By Sunday night, ESPN issued a statement to Sports Illustrated's Richard Deitsch:

ESPN has offered a statement on Grantland's Dr. V story:

"We understand and appreciate the wide range of thoughtful reaction this story has generated and to the family and friends of Essay Anne Vanderbilt, we express our deepest condolences. We will use the constructive feedback to continue our ongoing dialogue on these important and sensitive topics. Ours is a company that values the LGBT community internally and in our storytelling, and we will all learn from this."
Monday afternoon, Grantland posted a piece from Christina Karhl, herself a transgender employee of Grantland:
We’re here because Essay Anne Vanderbilt is dead.

And she’s dead because — however loath she was to admit it — she was a member of a community for whom tragedy and loss are as regular as the sunrise, a minority for whom suicide attempts outpace the national average almost 26 times over, perhaps as high as 41 percent of all trans people. And because one of her responses to the fear of being outed as a transsexual woman to some of the people in her life — when it wasn’t even clear the story was ever going to run — was to immediately start talking and thinking about attempting suicide. Again.
Deadspin had this post last night from Tim Marchman titled How Grantland Screwed Up The Story Of Essay Anne Vanderbilt, Inventor:
The second is that Hannan crossed an ethical and moral line when he outed Vanderbilt to an investor in Yar Golf. There was no compelling reason to do so; it took the choice of whether or not to disclose her status away from Vanderbilt—a choice that is, barring fairly extreme exigencies, solely to be made by the person it most affects. As Christina Kahrl put it in her review of the piece that ran on Grantland, "revealing her gender identity was ultimately as dangerous as it was thoughtless."
My bold

Last night, Bill Simmons, the editor of Grantland posted a "Letter from the Editor." The thing that bothers me most is here:
To be clear, Caleb only interacted with her a handful of times. He never, at any time, threatened to out her on Grantland.

...snip...

Caleb’s biggest mistake? Outing Dr. V to one of her investors while she was still alive. I don’t think he understood the moral consequences of that decision, and frankly, neither did anyone working for Grantland.
There it is. At this point, it really doesn't matter that Hannan never "threatened to out her on Grantland." He had already outed her to an investor. Why would or could she believe he was not intending to do the same thing to the world?

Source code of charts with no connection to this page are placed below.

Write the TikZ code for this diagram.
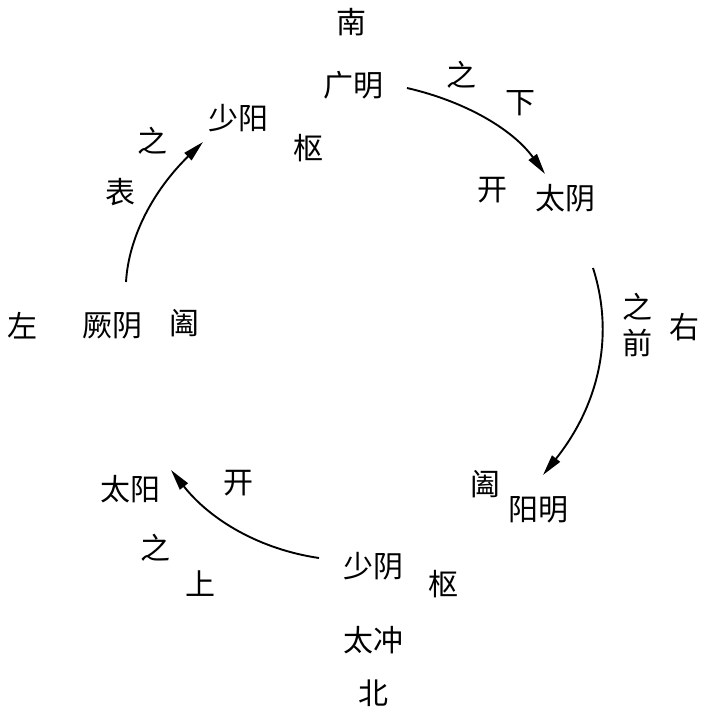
\documentclass[tikz,border=0pt]{standalone}
\usepackage{fontspec}
\setmainfont{Noto Sans CJK SC}
\usetikzlibrary{arrows.meta}
\begin{document}
\begin{tikzpicture}[x=1pt,y=-1pt,
  lab/.style={inner sep=0pt,font=\fontsize{30}{32}\selectfont},
  arr/.style={line width=1.9pt,-{Triangle[length=21pt,width=10pt]}}]
\useasboundingbox (0,0) rectangle (710,727);
% texts
\node[lab] (nan) at (351,22) {南};
\node[lab] (guangming) at (353,85) {广明};
\node[lab] (zhi1) at (461,75) {之};
\node[lab] (xia) at (520,103) {下};
\node[lab] (shaoyang) at (238,118) {少阳};
\node[lab] (shu1) at (308,148) {枢};
\node[lab] (zhi4) at (152,141) {之};
\node[lab] (biao) at (120,192) {表};
\node[lab] (kai1) at (492,190) {开};
\node[lab] (taiyin) at (565,198) {太阴};
\node[lab] (zuo) at (22,326) {左};
\node[lab] (jueyin) at (112,326) {厥阴};
\node[lab] (he1) at (184,323) {阖};
\node[lab] (zhi2) at (637,307) {之};
\node[lab] (qian) at (637,343) {前};
\node[lab] (you) at (684,327) {右};
\node[lab] (he2) at (485,484) {阖};
\node[lab] (yangming) at (538,510) {阳明};
\node[lab] (taiyang) at (130,489) {太阳};
\node[lab] (kai2) at (238,483) {开};
\node[lab] (zhi3) at (155,548) {之};
\node[lab] (shang) at (200,584) {上};
\node[lab] (shaoyin) at (373,566) {少阴};
\node[lab] (shu2) at (443,584) {枢};
\node[lab] (taichong) at (373,640) {太冲};
\node[lab] (bei) at (373,693) {北};
% arrow end points
\coordinate (a1s) at (407,88);
\coordinate (a1e) at (545,174);
\coordinate (a2s) at (593,268);
\coordinate (a2e) at (543,475);
\coordinate (a3s) at (319,558);
\coordinate (a3e) at (171,470);
\coordinate (a4s) at (126,282);
\coordinate (a4e) at (203,142);
\draw[arr] (a1s) .. controls (467.7,102) and (513.7,130.7) .. (a1e);
\draw[arr] (a2s) .. controls (615,336.7) and (598.3,405.7) .. (a2e);
\draw[arr] (a3s) .. controls (259.7,549.3) and (210.3,520) .. (a3e);
\draw[arr] (a4s) .. controls (128.7,236) and (154.3,189.3) .. (a4e);
\end{tikzpicture}
\end{document}
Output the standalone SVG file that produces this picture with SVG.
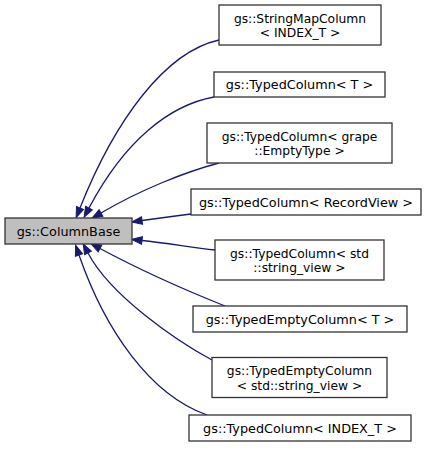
<svg xmlns="http://www.w3.org/2000/svg" width="425" height="455" viewBox="0 0 425 455">
<style>
.n rect{fill:#ffffff;stroke:#333333;stroke-width:1.3}
#base rect{fill:#bfbfbf}
text{font-family:"DejaVu Sans",sans-serif;font-size:12.8px;fill:#000;text-anchor:middle}
text.two{font-size:12.3px}
.e path{fill:none;stroke:#191970;stroke-width:1.3;marker-end:url(#ah)}
</style>
<defs>
<marker id="ah" markerUnits="userSpaceOnUse" markerWidth="14" markerHeight="10" refX="0" refY="5" orient="auto" viewBox="-1 -5 14 10" overflow="visible">
<path d="M0,-3.8 L10.5,0 L0,3.8 z" transform="translate(0,5)" fill="#191970" stroke="#191970" stroke-width="1"/>
</marker>
</defs>
<rect width="425" height="455" fill="#ffffff"/>
<g class="e" id="edges">
<path d="M219,40 C165,52 115,120 80,208"/>
<path d="M214,97 C170,105 125,140 89,208"/>
<path d="M219,163 C185,172 140,190 101,213"/>
<path d="M191,214 C175,216 160,218 142,220.5"/>
<path d="M215,250 C190,247 165,243 142,240.5"/>
<path d="M225,306 C190,292 140,270 100,248.5"/>
<path d="M212,360 C175,340 110,295 88,253"/>
<path d="M207,415 C150,395 105,330 79,255"/>
</g>
<g class="n" id="base"><rect x="5" y="218" width="127" height="26"/><text x="68.5" y="235.5">gs::ColumnBase</text></g>
<g class="n" id="n1"><rect x="219" y="5" width="162" height="40"/><text class="two" x="300" y="22.5">gs::StringMapColumn</text><text class="two" x="300" y="37">&lt; INDEX_T &gt;</text></g>
<g class="n" id="n2"><rect x="214" y="72" width="171" height="25"/><text x="299.5" y="89">gs::TypedColumn&lt; T &gt;</text></g>
<g class="n" id="n3"><rect x="207" y="123" width="185" height="40"/><text class="two" x="299.5" y="140.5">gs::TypedColumn&lt; grape</text><text class="two" x="299.5" y="155">::EmptyType &gt;</text></g>
<g class="n" id="n4"><rect x="191" y="189" width="230" height="26"/><text x="306" y="206.5">gs::TypedColumn&lt; RecordView &gt;</text></g>
<g class="n" id="n5"><rect x="215" y="240" width="169" height="40"/><text class="two" x="299.5" y="257.5">gs::TypedColumn&lt; std</text><text class="two" x="299.5" y="272">::string_view &gt;</text></g>
<g class="n" id="n6"><rect x="193" y="306" width="214" height="26"/><text x="300" y="323.5">gs::TypedEmptyColumn&lt; T &gt;</text></g>
<g class="n" id="n7"><rect x="212" y="357.5" width="175" height="40"/><text class="two" x="299.5" y="375">gs::TypedEmptyColumn</text><text class="two" x="299.5" y="389.5">&lt; std::string_view &gt;</text></g>
<g class="n" id="n8"><rect x="189" y="415" width="222" height="26"/><text x="300" y="432.5">gs::TypedColumn&lt; INDEX_T &gt;</text></g>
</svg>
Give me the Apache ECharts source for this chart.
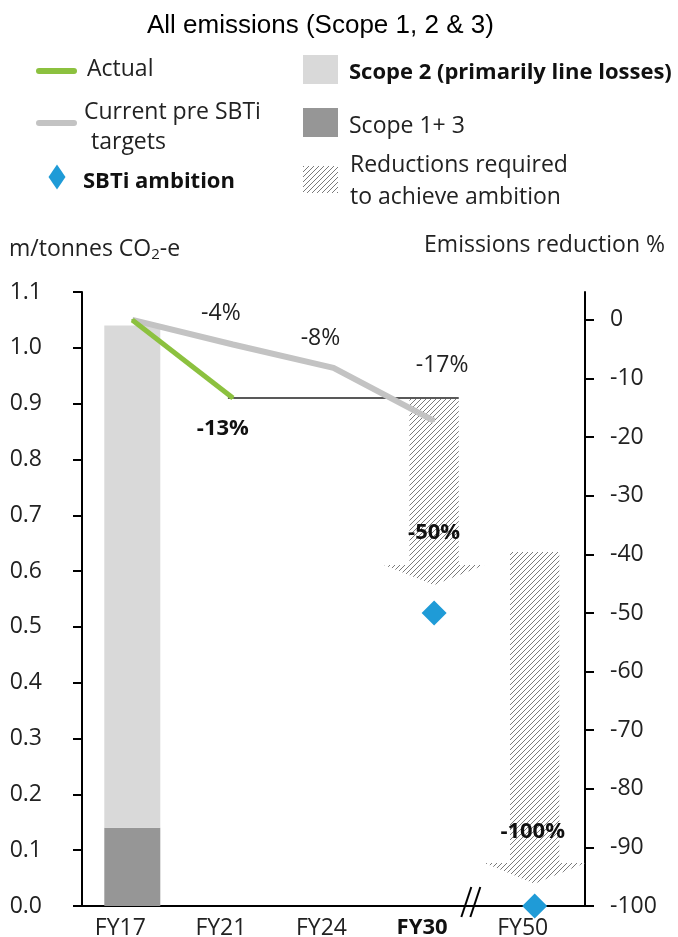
<!DOCTYPE html>
<html>
<head>
<meta charset="utf-8">
<script src="https://cdn.jsdelivr.net/npm/echarts@6/dist/echarts.min.js"></script>
<style>
  html, body { margin: 0; padding: 0; background: #fff; }
  #chart { width: 678px; height: 937px; }
</style>
</head>
<body>
<div id="chart"></div>
<script>
// emissions pathway - m/tonnes CO2-e, left axis; % reduction on the right axis
var categories = ['FY17', 'FY21', 'FY24', 'FY30', 'FY50'];
var scope13 = [0.14, null, null, null, null];
var scope2 = [0.90, null, null, null, null];
var actual = [1.05, 0.91, null, null, null];
var preSbti = [1.05, 1.006, 0.964, 0.869, null];
var sbtiAmbition = [null, null, null, 0.525, 0];
// [category index, top of arrow, arrow head base, arrow tip]
var reductions = [[3, 0.91, 0.611, 0.575], [4, 0.634, 0.077, 0.04]];
// flat line from FY21 actual across to FY30
var flatLine = [[1, 3, 0.91]];
var rightTicks = [0, -10, -20, -30, -40, -50, -60, -70, -80, -90, -100];

var baseEmission = actual[0];
var FONT = '"Open Sans", sans-serif';
var TXT = '#222';

function pct(v) {
    return Math.round((v / baseEmission - 1) * 100) + '%';
}

// hatch fill
function makeHatch(size, color) {
    var c = document.createElement('canvas');
    c.width = size; c.height = size;
    var ctx = c.getContext('2d');
    ctx.fillStyle = '#fff';
    ctx.fillRect(0, 0, size, size);
    ctx.strokeStyle = color;
    ctx.lineWidth = 1;
    ctx.beginPath();
    ctx.moveTo(0, size); ctx.lineTo(size, 0);
    ctx.moveTo(-1, 1); ctx.lineTo(1, -1);
    ctx.moveTo(size - 1, size + 1); ctx.lineTo(size + 1, size - 1);
    ctx.stroke();
    return { image: c, repeat: 'repeat' };
}
var hatch = makeHatch(5, '#7a7a7a');

var chart = echarts.init(document.getElementById('chart'));

// label offsets for the % labels
var greyOffsets = [null, [-12, -31], [-13, -29], [8, -55], null];
var ambitionOffsets = [null, null, null, [0, -80], [-2, -74]];

function labelled(arr, offsets, bold) {
    return arr.map(function (v, i) {
        if (v == null || !offsets[i]) return v;
        return {
            value: v,
            label: {
                show: true, position: 'inside', offset: offsets[i],
                formatter: pct(v), fontFamily: FONT, fontSize: bold ? 22 : 23,
                fontWeight: bold ? 'bold' : 'normal', color: bold ? '#111' : TXT
            }
        };
    });
}

option = {
    animation: false,
    title: [
        {
            text: 'All emissions (Scope 1, 2 & 3)',
            left: 142, top: 8,
            textStyle: { fontFamily: '"Liberation Sans", Arial, sans-serif', fontSize: 26, fontWeight: 'normal', color: '#000' }
        },
        {
            text: 'm/tonnes CO{sub|2}-e',
            left: 4, top: 232,
            textStyle: {
                fontFamily: FONT, fontSize: 23, fontWeight: 'normal', color: TXT,
                rich: { sub: { fontFamily: FONT, fontSize: 15, color: TXT, verticalAlign: 'bottom', padding: [10, 0, 0, 0] } }
            }
        },
        {
            text: 'Emissions reduction %',
            right: 8, top: 229,
            textStyle: { fontFamily: FONT, fontSize: 23, fontWeight: 'normal', color: TXT }
        }
    ],
    grid: { left: 82, right: 93, top: 292, bottom: 31, containLabel: false, outerBoundsMode: 'none' },
    xAxis: {
        type: 'category',
        data: categories,
        axisLine: { lineStyle: { color: '#000', width: 2 } },
        axisTick: { show: false },
        axisLabel: {
            interval: 0,
            margin: 11,
            padding: [0, 24, 0, 0],
            fontFamily: FONT, fontSize: 23, color: TXT,
            formatter: function (v) { return v === 'FY30' ? '{b|' + v + '}' : v; },
            rich: { b: { fontFamily: FONT, fontSize: 22, fontWeight: 'bold', color: '#111' } }
        }
    },
    yAxis: [
        {
            type: 'value', min: 0, max: 1.1, interval: 0.1,
            axisLine: { show: true, lineStyle: { color: '#000', width: 2 } },
            axisTick: { show: true, length: 9, lineStyle: { color: '#000', width: 2 } },
            splitLine: { show: false },
            axisLabel: {
                margin: 40, fontFamily: FONT, fontSize: 23, color: TXT,
                formatter: function (v) { return v.toFixed(1); }
            }
        },
        {
            type: 'value', position: 'right',
            min: -100, max: (1.1 / baseEmission - 1) * 100,
            axisLine: { show: true, lineStyle: { color: '#000', width: 2 } },
            axisTick: { show: true, length: 9, customValues: rightTicks, lineStyle: { color: '#000', width: 2 } },
            splitLine: { show: false },
            axisLabel: {
                margin: 25, fontFamily: FONT, fontSize: 23, color: TXT,
                customValues: rightTicks
            }
        }
    ],
    series: [
        {
            name: 'Scope 1+ 3', type: 'bar', stack: 'fy17', barWidth: 56,
            itemStyle: { color: '#969696' }, data: scope13, z: 2
        },
        {
            name: 'Scope 2 (primarily line losses)', type: 'bar', stack: 'fy17', barWidth: 56,
            itemStyle: { color: '#d9d9d9' }, data: scope2, z: 2
        },
        {
            name: 'Reductions required to achieve ambition', type: 'custom', z: 2,
            data: reductions,
            renderItem: function (params, api) {
                var top = api.coord([api.value(0), api.value(1)]);
                var baseY = api.coord([api.value(0), api.value(2)])[1];
                var tipY = api.coord([api.value(0), api.value(3)])[1];
                var band = api.size([1, 0])[0];
                var cx = top[0], bw = band * 0.245, hw = band * 0.5;
                return {
                    type: 'polygon',
                    shape: { points: [
                        [cx - bw, top[1]], [cx + bw, top[1]], [cx + bw, baseY], [cx + hw, baseY],
                        [cx, tipY], [cx - hw, baseY], [cx - bw, baseY]
                    ] },
                    style: { fill: hatch, stroke: null }
                };
            }
        },
        {
            name: 'flat', type: 'custom', z: 3,
            data: flatLine,
            renderItem: function (params, api) {
                var a = api.coord([api.value(0), api.value(2)]);
                var b = api.coord([api.value(1), api.value(2)]);
                var band = api.size([1, 0])[0];
                return {
                    type: 'line',
                    shape: { x1: a[0] - 5, y1: a[1], x2: b[0] + band * 0.245, y2: b[1] },
                    style: { stroke: '#595959', lineWidth: 2 }
                };
            }
        },
        {
            name: 'Current pre SBTi targets', type: 'line', z: 4,
            data: labelled(preSbti, greyOffsets, false),
            connectNulls: true,
            symbol: 'circle', symbolSize: 2,
            itemStyle: { color: '#c3c3c3' },
            lineStyle: { color: '#c3c3c3', width: 6 }
        },
        {
            name: 'Actual', type: 'line', z: 5,
            data: labelled(actual, [null, [-10, 31], null, null, null], true),
            symbol: 'circle', symbolSize: 2,
            itemStyle: { color: '#8cc13f' },
            lineStyle: { color: '#8cc13f', width: 5 }
        },
        {
            name: 'SBTi ambition', type: 'scatter', z: 6,
            data: labelled(sbtiAmbition, ambitionOffsets, true),
            symbol: 'diamond', symbolSize: 25,
            itemStyle: { color: '#1f9bd7', opacity: 1 }
        }
    ]
};
chart.setOption(option);

// legend + axis break drawn on top
var p30 = chart.convertToPixel({ xAxisIndex: 0, yAxisIndex: 0 }, ['FY30', 0]);
var p50 = chart.convertToPixel({ xAxisIndex: 0, yAxisIndex: 0 }, ['FY50', 0]);
var bx = p30[0] + (p50[0] - p30[0]) * 0.37, by = p30[1];

function legendText(t, x, y, bold) {
    return { type: 'text', x: x, y: y, style: {
        text: t, font: (bold ? 'bold 22px ' : '23px ') + FONT, fill: bold ? '#111' : TXT, verticalAlign: 'middle'
    } };
}

chart.setOption({
    graphic: [
        { type: 'line', shape: { x1: 39, y1: 71, x2: 74, y2: 71 }, style: { stroke: '#8cc13f', lineWidth: 6, lineCap: 'round' } },
        legendText('Actual', 87, 69),
        { type: 'line', shape: { x1: 39, y1: 123, x2: 74, y2: 123 }, style: { stroke: '#c3c3c3', lineWidth: 6, lineCap: 'round' } },
        legendText('Current pre SBTi', 84, 112),
        legendText('targets', 91, 142),
        { type: 'polygon', shape: { points: [[57, 164.5], [65.5, 177], [57, 189.5], [48.5, 177]] }, style: { fill: '#1f9bd7' } },
        legendText('SBTi ambition', 83, 182, true),
        { type: 'rect', shape: { x: 303, y: 55, width: 35, height: 29 }, style: { fill: '#d9d9d9' } },
        legendText('Scope 2 (primarily line losses)', 349, 73, true),
        { type: 'rect', shape: { x: 303, y: 108, width: 35, height: 29 }, style: { fill: '#969696' } },
        legendText('Scope 1+ 3', 349, 126),
        { type: 'rect', shape: { x: 303, y: 166, width: 35, height: 27 }, style: { fill: hatch } },
        legendText('Reductions required', 350, 165),
        legendText('to achieve ambition', 350, 197),
        // axis break
        { type: 'line', shape: { x1: bx - 10, y1: by + 11, x2: bx, y2: by - 19 }, style: { stroke: '#000', lineWidth: 2 }, z: 100 },
        { type: 'line', shape: { x1: bx - 1, y1: by + 11, x2: bx + 9, y2: by - 19 }, style: { stroke: '#000', lineWidth: 2 }, z: 100 }
    ]
});
</script>
</body>
</html>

Alyssa Rosenberg/Think Progress had a follow-up last night titled The 4 Most Important Points In Bill Simmons’ Apology For Publishing A Piece Outing A Trans Woman. For me, the outing of Essay Anne Vanderbilt is far and away the most egregious mistake in this whole mess. Reading Simmons' note and others, I get a sense of "Hannan made a mistake, but..." on something that should have no "...but...". Hannan made a grievous mistake, period. Everything that falls off after the outing - from the back-and-forth emails, the writing and editing of the piece, the suicide of Essay Anna Vanderbilt, the concentration on Vanderbilt's being transgender, the publication of an article that most likely would not have been published without the suicide - all go back to that bright line being crossed where he outed her in the first place.

There is no apology, there are no explanations, there are no mitigating circumstances that can erase that hard fact.